--- Start Given data ---

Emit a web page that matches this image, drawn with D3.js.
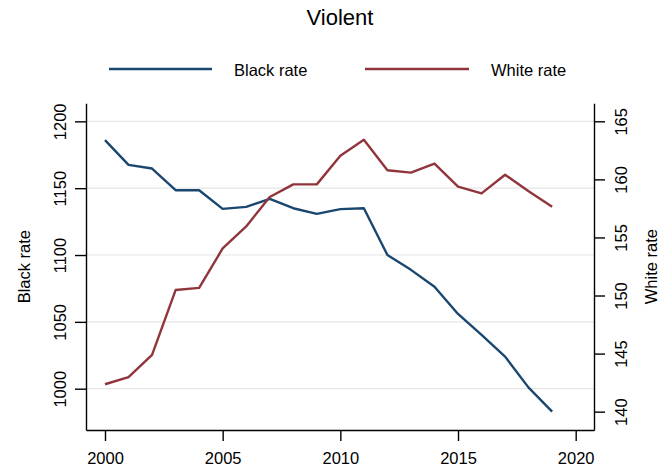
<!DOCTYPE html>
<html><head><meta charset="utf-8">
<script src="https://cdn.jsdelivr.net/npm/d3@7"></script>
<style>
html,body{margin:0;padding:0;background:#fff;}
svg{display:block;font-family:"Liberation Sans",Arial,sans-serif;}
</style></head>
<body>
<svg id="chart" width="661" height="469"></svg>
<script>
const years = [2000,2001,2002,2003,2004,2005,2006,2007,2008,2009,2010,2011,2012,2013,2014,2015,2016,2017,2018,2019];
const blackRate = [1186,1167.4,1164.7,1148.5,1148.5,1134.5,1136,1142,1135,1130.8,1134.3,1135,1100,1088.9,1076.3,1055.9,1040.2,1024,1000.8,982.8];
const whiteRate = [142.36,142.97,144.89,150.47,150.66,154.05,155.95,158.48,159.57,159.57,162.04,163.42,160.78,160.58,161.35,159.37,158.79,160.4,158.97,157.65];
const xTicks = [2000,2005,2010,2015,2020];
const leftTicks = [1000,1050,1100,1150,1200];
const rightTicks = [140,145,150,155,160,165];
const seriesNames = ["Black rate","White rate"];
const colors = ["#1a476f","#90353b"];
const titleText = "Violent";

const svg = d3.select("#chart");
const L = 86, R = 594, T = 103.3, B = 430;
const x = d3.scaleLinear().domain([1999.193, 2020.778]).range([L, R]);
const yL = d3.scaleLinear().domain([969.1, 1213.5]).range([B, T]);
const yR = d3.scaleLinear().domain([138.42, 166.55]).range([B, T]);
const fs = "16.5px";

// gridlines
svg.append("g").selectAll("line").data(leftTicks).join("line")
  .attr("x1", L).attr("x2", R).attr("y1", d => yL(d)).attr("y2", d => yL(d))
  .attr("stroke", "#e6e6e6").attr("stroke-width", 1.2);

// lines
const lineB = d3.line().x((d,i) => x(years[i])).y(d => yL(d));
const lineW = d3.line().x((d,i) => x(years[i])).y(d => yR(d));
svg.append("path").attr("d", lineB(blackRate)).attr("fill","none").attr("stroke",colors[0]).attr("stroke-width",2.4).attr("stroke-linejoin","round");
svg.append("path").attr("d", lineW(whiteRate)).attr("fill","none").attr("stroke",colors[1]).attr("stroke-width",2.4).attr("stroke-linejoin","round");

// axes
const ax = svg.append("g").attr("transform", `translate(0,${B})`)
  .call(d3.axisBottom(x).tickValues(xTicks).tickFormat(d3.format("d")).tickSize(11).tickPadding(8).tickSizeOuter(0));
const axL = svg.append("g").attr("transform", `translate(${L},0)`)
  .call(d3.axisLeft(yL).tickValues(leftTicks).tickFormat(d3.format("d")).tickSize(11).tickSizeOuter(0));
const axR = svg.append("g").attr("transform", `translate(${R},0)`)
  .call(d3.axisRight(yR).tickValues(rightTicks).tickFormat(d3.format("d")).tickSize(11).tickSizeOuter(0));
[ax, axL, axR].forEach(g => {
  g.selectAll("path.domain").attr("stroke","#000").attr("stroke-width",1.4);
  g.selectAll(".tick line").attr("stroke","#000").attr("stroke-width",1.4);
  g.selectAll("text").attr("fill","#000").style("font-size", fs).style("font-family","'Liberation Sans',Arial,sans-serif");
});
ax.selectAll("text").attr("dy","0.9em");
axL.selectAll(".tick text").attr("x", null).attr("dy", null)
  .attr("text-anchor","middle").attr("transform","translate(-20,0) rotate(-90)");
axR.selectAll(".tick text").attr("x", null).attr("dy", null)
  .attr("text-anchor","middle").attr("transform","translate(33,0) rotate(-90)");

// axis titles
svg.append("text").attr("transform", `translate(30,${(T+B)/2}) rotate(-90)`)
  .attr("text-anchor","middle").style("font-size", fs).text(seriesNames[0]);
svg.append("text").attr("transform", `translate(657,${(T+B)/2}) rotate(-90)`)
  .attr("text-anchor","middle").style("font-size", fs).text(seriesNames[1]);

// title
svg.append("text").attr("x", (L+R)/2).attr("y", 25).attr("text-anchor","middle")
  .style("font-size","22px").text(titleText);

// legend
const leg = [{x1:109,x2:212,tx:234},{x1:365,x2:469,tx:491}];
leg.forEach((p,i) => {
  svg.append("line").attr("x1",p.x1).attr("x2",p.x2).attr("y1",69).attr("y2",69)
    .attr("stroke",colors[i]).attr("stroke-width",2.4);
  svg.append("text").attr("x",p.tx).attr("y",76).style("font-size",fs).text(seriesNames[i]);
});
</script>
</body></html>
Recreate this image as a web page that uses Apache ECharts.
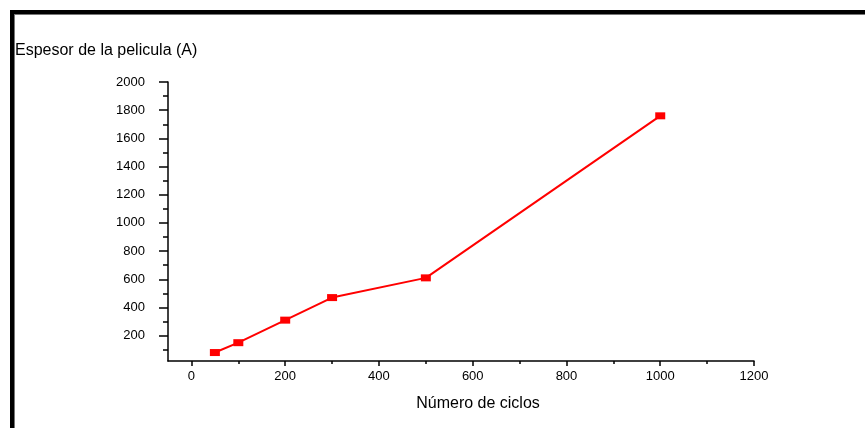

--- End Given data ---

Work instructions
Omit the pictures, and quote the material above exactly as given.

Written response
Emit a web page that matches this image, drawn with D3.js.
<!DOCTYPE html>
<html><head><meta charset="utf-8">
<script src="https://cdn.jsdelivr.net/npm/d3@7"></script>
<style>
html,body{margin:0;padding:0;background:#fff;}
svg{display:block;font-family:"Liberation Sans",Arial,sans-serif;}
</style></head>
<body>
<svg id="chart" width="661" height="469"></svg>
<script>
const years = [2000,2001,2002,2003,2004,2005,2006,2007,2008,2009,2010,2011,2012,2013,2014,2015,2016,2017,2018,2019];
const blackRate = [1186,1167.4,1164.7,1148.5,1148.5,1134.5,1136,1142,1135,1130.8,1134.3,1135,1100,1088.9,1076.3,1055.9,1040.2,1024,1000.8,982.8];
const whiteRate = [142.36,142.97,144.89,150.47,150.66,154.05,155.95,158.48,159.57,159.57,162.04,163.42,160.78,160.58,161.35,159.37,158.79,160.4,158.97,157.65];
const xTicks = [2000,2005,2010,2015,2020];
const leftTicks = [1000,1050,1100,1150,1200];
const rightTicks = [140,145,150,155,160,165];
const seriesNames = ["Black rate","White rate"];
const colors = ["#1a476f","#90353b"];
const titleText = "Violent";

const svg = d3.select("#chart");
const L = 86, R = 594, T = 103.3, B = 430;
const x = d3.scaleLinear().domain([1999.193, 2020.778]).range([L, R]);
const yL = d3.scaleLinear().domain([969.1, 1213.5]).range([B, T]);
const yR = d3.scaleLinear().domain([138.42, 166.55]).range([B, T]);
const fs = "16.5px";

// gridlines
svg.append("g").selectAll("line").data(leftTicks).join("line")
  .attr("x1", L).attr("x2", R).attr("y1", d => yL(d)).attr("y2", d => yL(d))
  .attr("stroke", "#e6e6e6").attr("stroke-width", 1.2);

// lines
const lineB = d3.line().x((d,i) => x(years[i])).y(d => yL(d));
const lineW = d3.line().x((d,i) => x(years[i])).y(d => yR(d));
svg.append("path").attr("d", lineB(blackRate)).attr("fill","none").attr("stroke",colors[0]).attr("stroke-width",2.4).attr("stroke-linejoin","round");
svg.append("path").attr("d", lineW(whiteRate)).attr("fill","none").attr("stroke",colors[1]).attr("stroke-width",2.4).attr("stroke-linejoin","round");

// axes
const ax = svg.append("g").attr("transform", `translate(0,${B})`)
  .call(d3.axisBottom(x).tickValues(xTicks).tickFormat(d3.format("d")).tickSize(11).tickPadding(8).tickSizeOuter(0));
const axL = svg.append("g").attr("transform", `translate(${L},0)`)
  .call(d3.axisLeft(yL).tickValues(leftTicks).tickFormat(d3.format("d")).tickSize(11).tickSizeOuter(0));
const axR = svg.append("g").attr("transform", `translate(${R},0)`)
  .call(d3.axisRight(yR).tickValues(rightTicks).tickFormat(d3.format("d")).tickSize(11).tickSizeOuter(0));
[ax, axL, axR].forEach(g => {
  g.selectAll("path.domain").attr("stroke","#000").attr("stroke-width",1.4);
  g.selectAll(".tick line").attr("stroke","#000").attr("stroke-width",1.4);
  g.selectAll("text").attr("fill","#000").style("font-size", fs).style("font-family","'Liberation Sans',Arial,sans-serif");
});
ax.selectAll("text").attr("dy","0.9em");
axL.selectAll(".tick text").attr("x", null).attr("dy", null)
  .attr("text-anchor","middle").attr("transform","translate(-20,0) rotate(-90)");
axR.selectAll(".tick text").attr("x", null).attr("dy", null)
  .attr("text-anchor","middle").attr("transform","translate(33,0) rotate(-90)");

// axis titles
svg.append("text").attr("transform", `translate(30,${(T+B)/2}) rotate(-90)`)
  .attr("text-anchor","middle").style("font-size", fs).text(seriesNames[0]);
svg.append("text").attr("transform", `translate(657,${(T+B)/2}) rotate(-90)`)
  .attr("text-anchor","middle").style("font-size", fs).text(seriesNames[1]);

// title
svg.append("text").attr("x", (L+R)/2).attr("y", 25).attr("text-anchor","middle")
  .style("font-size","22px").text(titleText);

// legend
const leg = [{x1:109,x2:212,tx:234},{x1:365,x2:469,tx:491}];
leg.forEach((p,i) => {
  svg.append("line").attr("x1",p.x1).attr("x2",p.x2).attr("y1",69).attr("y2",69)
    .attr("stroke",colors[i]).attr("stroke-width",2.4);
  svg.append("text").attr("x",p.tx).attr("y",76).style("font-size",fs).text(seriesNames[i]);
});
</script>
</body></html>
Recreate this image as a web page that uses Apache ECharts.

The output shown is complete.